Shelter

21 May 24

The Section 21 ‘no-fault’ eviction rates for bailiff repossessions in England have reached a six-year high – leading Shelter to question the effectiveness of the Renters (Reform) Bill.

Ministry of Justice figures show a 19% year-on-year rise in evictions due to Section 21 notices, with 2,682 possessions taking place between January and March 2024.

This follows a 15% increase in landlords initiating Section 21 proceedings during the same period. That’s 7,863 landlords handing out Section 21 notices.

The homelessness charity Shelter says that tenants ‘were marched out of their homes’ by bailiffs because of no-fault evictions.

Urged to strengthen the Bill

The Bill is now at the committee stage in the House of Lords, and Shelter is urging peers from all political parties to strengthen the Bill as a ‘last meaningful opportunity’.

Its chief executive, Polly Neate, said: “Evictions are rocketing to new heights whilst this government has put the threats of a small group of self-interested landlord backbenchers over the safety and security of 11 million private renters.

“It’s been five years since the government pledged to rebalance the scales in private renting, and what do we have to show for it?

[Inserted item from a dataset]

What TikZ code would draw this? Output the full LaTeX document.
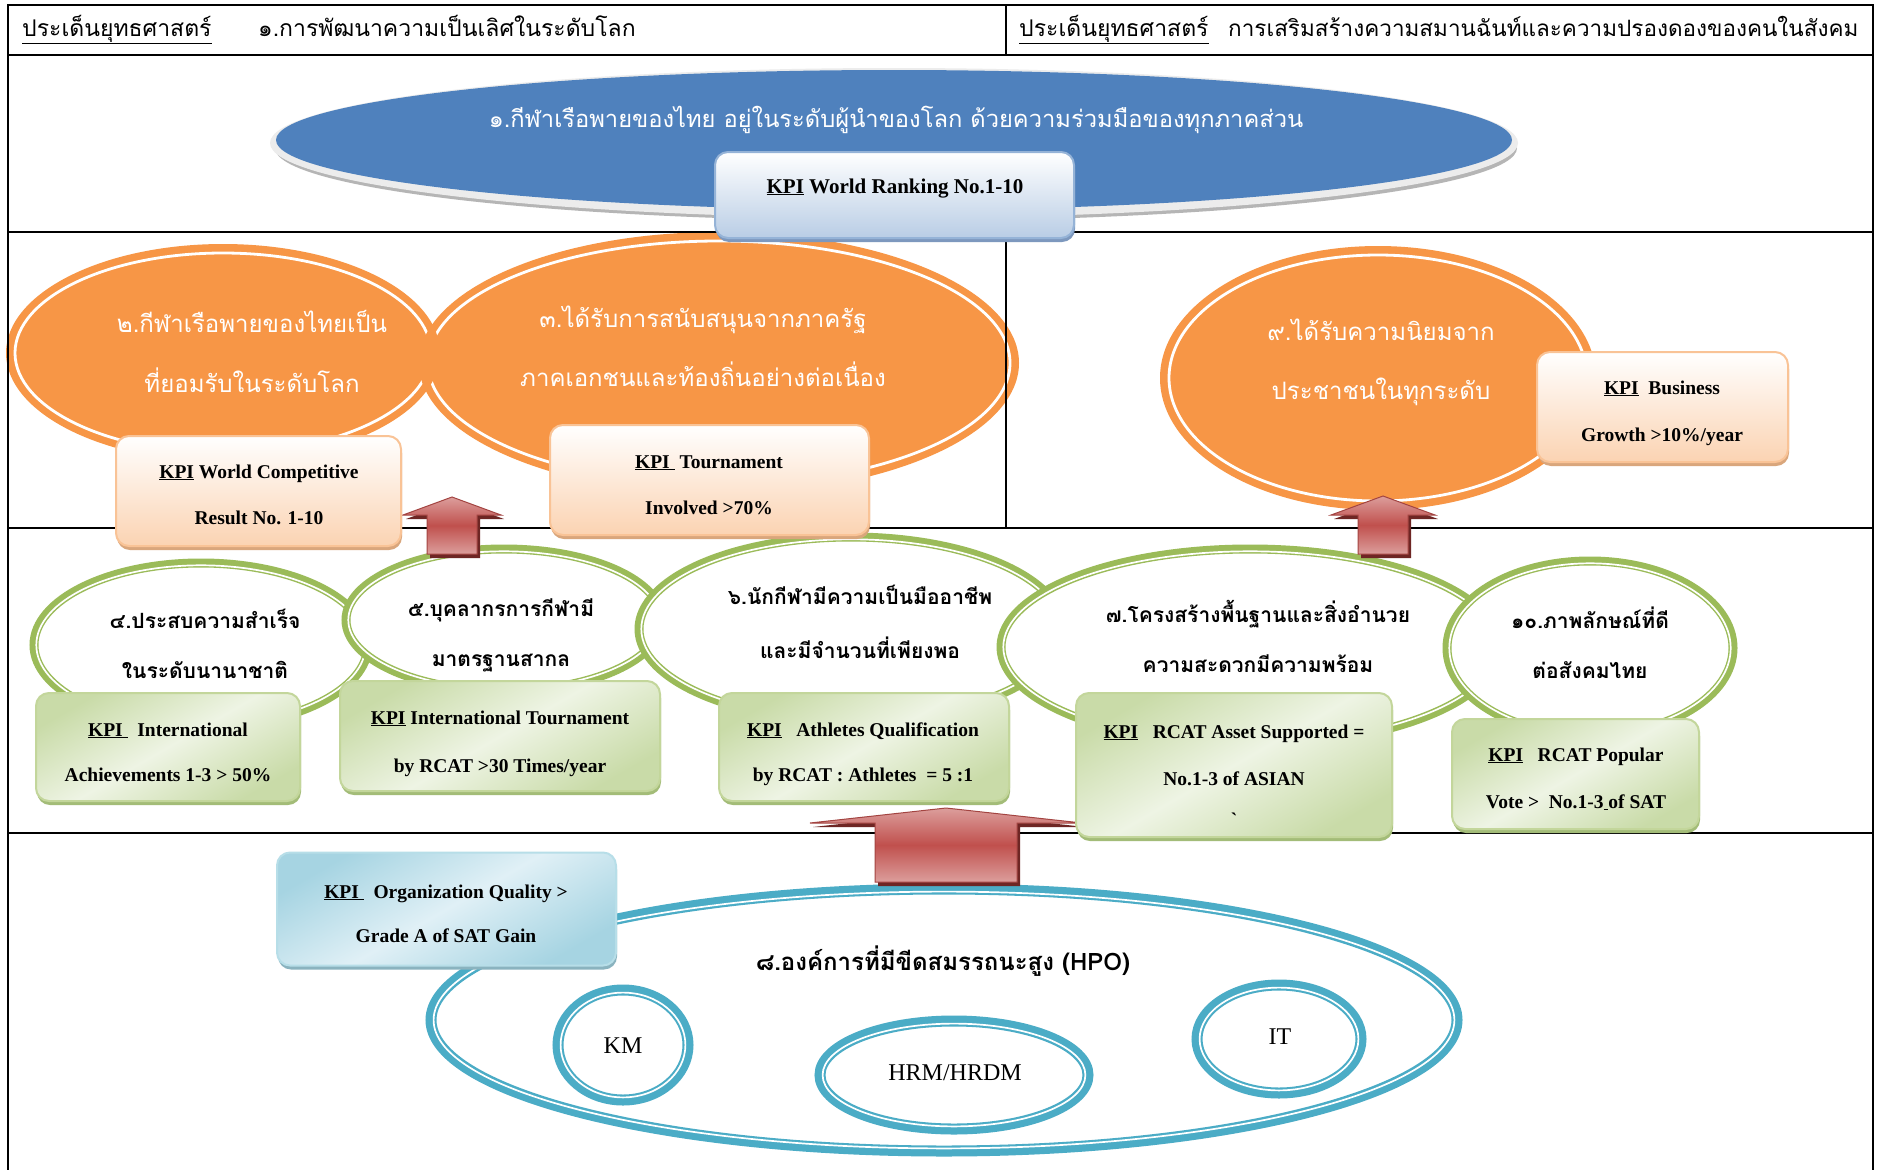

A Renters (Reform) Bill left in tatters, which will keep renters trapped in the same hellish conditions they’ve endured for decades or abandon them to the whims of their landlords and the terrifying spectre of homelessness.”

She added: “With the Bill now in the hands of the Lords, peers of all stripes must overhaul this threadbare legislation and deliver the change that renters desperately need.

“Without serious amends to give tenants greater protection from eviction after moving in and longer notice periods, renters’ best hope of a stable home will be lost.”

‘Tenants are facing unimaginable stress’

The executive director of policy at Crisis, Francesca Albanese, said: “Once again, tenants are facing unimaginable stress and uncertainty.

“More than 90,000 people in England have been threatened with eviction since the UK government first promised to end no-fault evictions back in 2019 and yet nearly five years on the situation for renters is no better.

“Although we welcome the UK Government’s efforts via the Renters (Reform) Bill to support households after eviction, Section 21 notices still remain the leading cause of homelessness in England.”

She adds: “The Government must give renters the protections they need to ensure that more and more people aren’t faced with the uncertainty of eviction and pushed into homelessness.”

‘No-fault- evictions will be banned’

Section 21 ‘no-fault- evictions will be banned under the Renters (Reform) Bill which could reach the statute books later this year.

The government says that until the court backlog and process is dealt with, the ban won’t be enacted.

Shelter says one of the big issues is that landlords can evict without giving a reason with two months’ notice.

The charity also points to recent government data showing that Section 21 evictions led to a record 25,910 households ‘being threatened with homelessness’ last year.

‘Landlord claims have continued to increase’

A spokesperson for the MoJ said: “Landlord claims have continued to increase this quarter and are now almost at their pre-covid 2019 baseline.

“All landlord possession actions have increased compared to the same period in 2023 but at a lesser rate than mortgage possession actions.

“Landlord claims, orders, warrants and repossessions are 6%, 3%, 9% and 6% above the levels recorded in the same period in 2023.”

They add: “Accelerated procedures have continued to rise across all action types of claims (7%), orders (5%), warrants (15%) and repossessions (13%) when compared to the same quarter last year.”